"Whenever I'm asked what advice I have for young
writers, I always say that the first thing is to read, and to read a lot. The
second thing is to write. And the third thing, which I think is absolutely
vital, is to tell stories and listen closely to the stories you're being
told."
John Green mentioned this on
an interview that can be read on his book An
Abundance of Katherines.
I am not here laying out a
book review and the likes. It's just that while I'm enjoying every single word
that I'm reading on that said book even before the story has started, until my
eyes laid on these words and my life came through a sudden epiphany.
Yes. I am not book-reviewing! I
am just about to make myself a Selfie Article. I don't know if there's an exact
term about this, about an article made by a certain just definitely for or
completely about himself! Pathetic. But yes. I can live with it!
I am a journalism student and I'm
half-way through till I can call myself a graduate. Since 4th grade I've been
writing and writing and writing and writing stuffs that I don't even have an
idea if what I'm writing totally makes sense at all-just like this article. But
ever since I learned how to talk and God knows when, I never stopped talking at
all-and just like the history of my writing journey, I just kept on talking
even if I'm talking nonsense all along.
The problem is, I never really
loved reading. And for a fact, by just doing it or by thinking of myself doing
it really makes me sleepy. But, that was before! Before… when I thought reading
is so boring. Especially if what I'm reading are textbooks or just a vast and
thick pages of highfalutin words and undecipherable terminologies. As a kid, I
had a fear that this will consume my time, my efforts, my youth and it might
also consume me. Comics and Children's books, and Bob Ong's. Those are kinds of
books that passed my standards. They have pictures- they are understandable.
But I guess, Bob Ong didn't
really make it through until the very end. But let's leave it there for a bit.
I'm still working on my back-story and I'll explain you why he didn’t last for
long.
My first year in high school
for me, is definitely the golden age of my writing triumph. I joined contests
and I get to win some of them. It may not be as much as big than I expected,
but it can still be considered as a magnanimous victory. But after that year, I
laid low. I don't know. The passion faded. My screws got rusted and suddenly I
realized I ran out of ink… and I can’t write the way I write back then.
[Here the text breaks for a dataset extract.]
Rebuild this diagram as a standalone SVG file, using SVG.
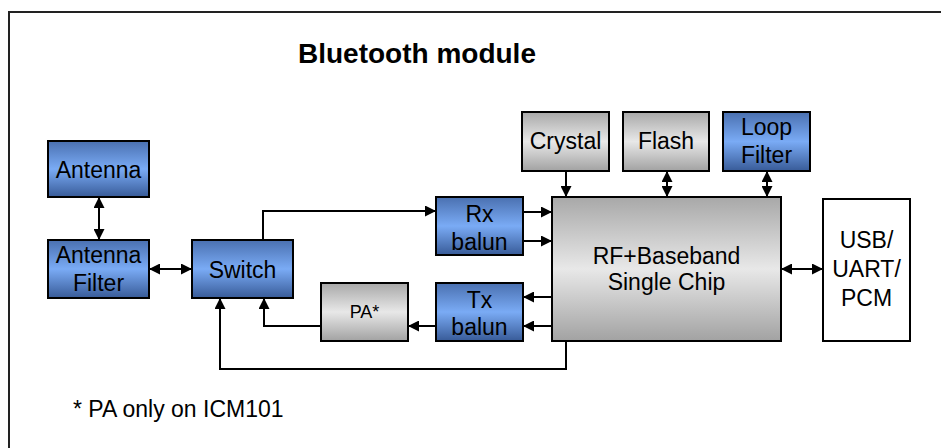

I got busy for other school
works and even to other extra-curricular activities. With all those things
coming up on me like an avalanche of workloads, I set aside writing. Knowing
that it's like riding a bike-you can never forget how to do it. But I was
wrong. By the time I tried to write again, things become as blurry as blur. I
ruined everything. That's when it hit me that when you love something, you
should never set it aside. you should always find some time to work with it.
(This also can be applied on a person, just so you know)
Thinking about the time I
wasted instead of sharpening myself and giving all of my calories into writing
instead of things that has nothing better to do with me than to kill my time
into a landfill of total waste-as in waste, I decided to take journalism in
college. Knowing that it'll require me to write and write till I drop dead. And
yeah, it didn't disappoint me. It made me write and made me waste thousands of
pages of paper and megawatts of electricity trying to write something. I'm so
frustrated to myself. I can't barely write a single-paged article about the
things that you want to write about. (That's what my professor told us to do.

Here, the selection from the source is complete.